Cuba’s energy revolution is not an isolated initiative. Among Cuba’s environmental achievements are reversing deforestation and the world’s first, and so far only, large-scale conversion from conventional agriculture to organic and semi-organic farming. Urban organic farms have proliferated during the past decade and now supply the bulk of the fruits, vegetables and herbs consumed in Cuban cities. Cuba’s remnant forests and coral reefs are the ecological jewels of the Caribbean, having been spared the twin ravages of poverty-driven deforestation and rampant capitalist development that have devastated fragile ecosystems elsewhere in the Third World.

This is not to say that Cuba has no serious environmental problems or that it leads the world on every environmental front. Germany, for example, leads the world in installed photovoltaic capacity and Denmark in the share of electricity generated by wind power. A small Third World country under a 47-year economic siege from US imperialism, Cuba cannot afford all of the latest environmental technologies and is denied access to some of them by the US blockade. What makes Cuba unique is that this small Third World country has achieved key indicators of social development and human wellbeing (such as life expectancy, infant mortality and adult literacy) similar to those of developed capitalist countries, but at a much smaller economic and environmental cost.

A 2006 report published by the World Wildlife Fund pointed out that Cuba is unique in having both a high UN Human Development Index (HDI) and a relatively small ecological footprint (a measure of a country’s per capita impact on the biosphere through the consumption of natural resources and energy). If all countries followed Cuba’s example the world could be developing sustainably and all of the planet’s 6.9 billion people could enjoy a high level of human development, according to the WWF.

Why aren’t more countries following Cuba’s example? Why hasn’t the Australian government launched an energy revolution on the scale of socialist Cuba’s? The reason is that Cuba has a government that serves the interests of working people, not those of a capitalist ruling class. Cuba’s energy revolution is part of a larger social revolution.

In 1959 the Cuban workers and peasants overthrew the US-backed Batista dictatorship and brought to power a revolutionary working people’s government. In late 1960 the revolutionary government organised the workers to take over Cuba’s big capitalist enterprises, establishing state ownership of the key economic resources and subordinating market relations to centralised economic planning to meet social needs.

Cuba’s planned economy made possible its energy revolution. Cuba’s power generation and distribution system is not broken up into many competing profit-oriented businesses. Rather, it functions as a single national enterprise at the service of society. Only planning at the level of the economy as a whole has allowed Cuba to carry out such a sweeping renovation and reorganisation of its entire energy generation and distribution system. The energy revolution also involved the replacement of millions of household electrical goods with new, energy-efficient appliances and a restructuring of electricity tariffs to encourage savings.

In addition to national economic planning, Cuba’s energy revolution was only possible because it had the active participation of the population.

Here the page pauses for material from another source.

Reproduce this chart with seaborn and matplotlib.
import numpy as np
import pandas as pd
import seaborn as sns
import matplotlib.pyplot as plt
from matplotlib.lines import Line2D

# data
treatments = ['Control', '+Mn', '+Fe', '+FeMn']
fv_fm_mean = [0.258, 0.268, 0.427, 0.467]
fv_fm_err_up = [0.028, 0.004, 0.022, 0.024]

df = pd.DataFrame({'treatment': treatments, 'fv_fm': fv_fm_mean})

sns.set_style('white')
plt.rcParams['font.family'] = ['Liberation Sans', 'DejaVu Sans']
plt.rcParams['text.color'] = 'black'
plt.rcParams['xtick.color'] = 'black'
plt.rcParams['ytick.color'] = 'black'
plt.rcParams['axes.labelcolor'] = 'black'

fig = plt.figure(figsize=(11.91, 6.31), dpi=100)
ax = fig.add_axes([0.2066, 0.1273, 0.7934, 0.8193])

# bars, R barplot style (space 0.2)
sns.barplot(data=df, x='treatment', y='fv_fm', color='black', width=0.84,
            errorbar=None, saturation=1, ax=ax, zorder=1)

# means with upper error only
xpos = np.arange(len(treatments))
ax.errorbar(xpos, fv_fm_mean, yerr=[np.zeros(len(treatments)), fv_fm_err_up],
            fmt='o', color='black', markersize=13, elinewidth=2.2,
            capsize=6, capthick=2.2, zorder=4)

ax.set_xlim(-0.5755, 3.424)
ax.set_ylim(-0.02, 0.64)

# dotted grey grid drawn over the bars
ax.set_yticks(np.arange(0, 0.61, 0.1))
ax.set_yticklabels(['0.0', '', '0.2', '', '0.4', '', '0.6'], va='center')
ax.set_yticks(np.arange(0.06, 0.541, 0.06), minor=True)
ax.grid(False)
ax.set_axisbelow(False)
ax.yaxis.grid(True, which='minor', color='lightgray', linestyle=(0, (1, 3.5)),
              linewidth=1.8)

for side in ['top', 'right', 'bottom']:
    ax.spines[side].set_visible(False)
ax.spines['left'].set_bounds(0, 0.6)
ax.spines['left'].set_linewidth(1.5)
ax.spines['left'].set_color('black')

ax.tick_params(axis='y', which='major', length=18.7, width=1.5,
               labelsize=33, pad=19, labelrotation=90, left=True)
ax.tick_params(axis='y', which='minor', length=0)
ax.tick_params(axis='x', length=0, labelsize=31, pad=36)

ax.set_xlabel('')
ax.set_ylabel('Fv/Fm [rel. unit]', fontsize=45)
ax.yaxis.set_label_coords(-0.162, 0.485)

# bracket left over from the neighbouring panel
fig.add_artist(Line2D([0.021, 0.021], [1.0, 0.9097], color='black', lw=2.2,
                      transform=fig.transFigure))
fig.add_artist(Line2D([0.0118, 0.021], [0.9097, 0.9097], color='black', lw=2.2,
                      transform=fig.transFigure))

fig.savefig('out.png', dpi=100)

The Cuban government – born of a popular revolution and based on mass organisations of working people in their local neighbourhoods, schools, colleges and workplaces – was able to harness “people power” to achieve a common goal. Convinced by their government of the need for the energy revolution, Cuba’s working people made it their own. In a similar way, urban organic farming in Cuba is not a marginal activity as it is in Australia but a mass grassroots movement supported by the government.

Capitalist governments can’t do this because they serve the interests of the tiny corporate elite. Capitalist societies develop according to what will serve to maximise the profits of capitalist firms. Society is held hostage to the corporate rulers who own the economy and control the state. The goal of the capitalists is to “make money” (accumulate capital). To achieve this goal they must turn the working people, who produce society’s wealth, not only into “hired hands” – working under the capitalists’ control – but also into atomised and permanently dissatisfied consumers of the goods and services marketed by capitalist firms. This not only undermines human solidarity, subordinating all human relationships to the “cash nexus”, it also puts humanity on a collision course with Earth’s ecosystems.

Cuba has taken a different path. The conscious goal of Cuba’s socialist revolution is to liberate human beings from all forms of exploitation and oppression by building a new society based on shared wealth and human solidarity. One difference between Cuba and capitalist societies is that Cubans are not bombarded by thousands of daily messages urging them to buy things, much of it junk that doesn’t make us any happier.

Cuba is responsible for only a tiny fraction of global carbon emissions. On its own, Cuba’s energy revolution won’t do much to slow global warming. But Cuba – even with the limitations imposed on it by its history of colonialism, neocolonialism and US economic warfare – provides an example of what could be done to “save the planet”, and how it can be done.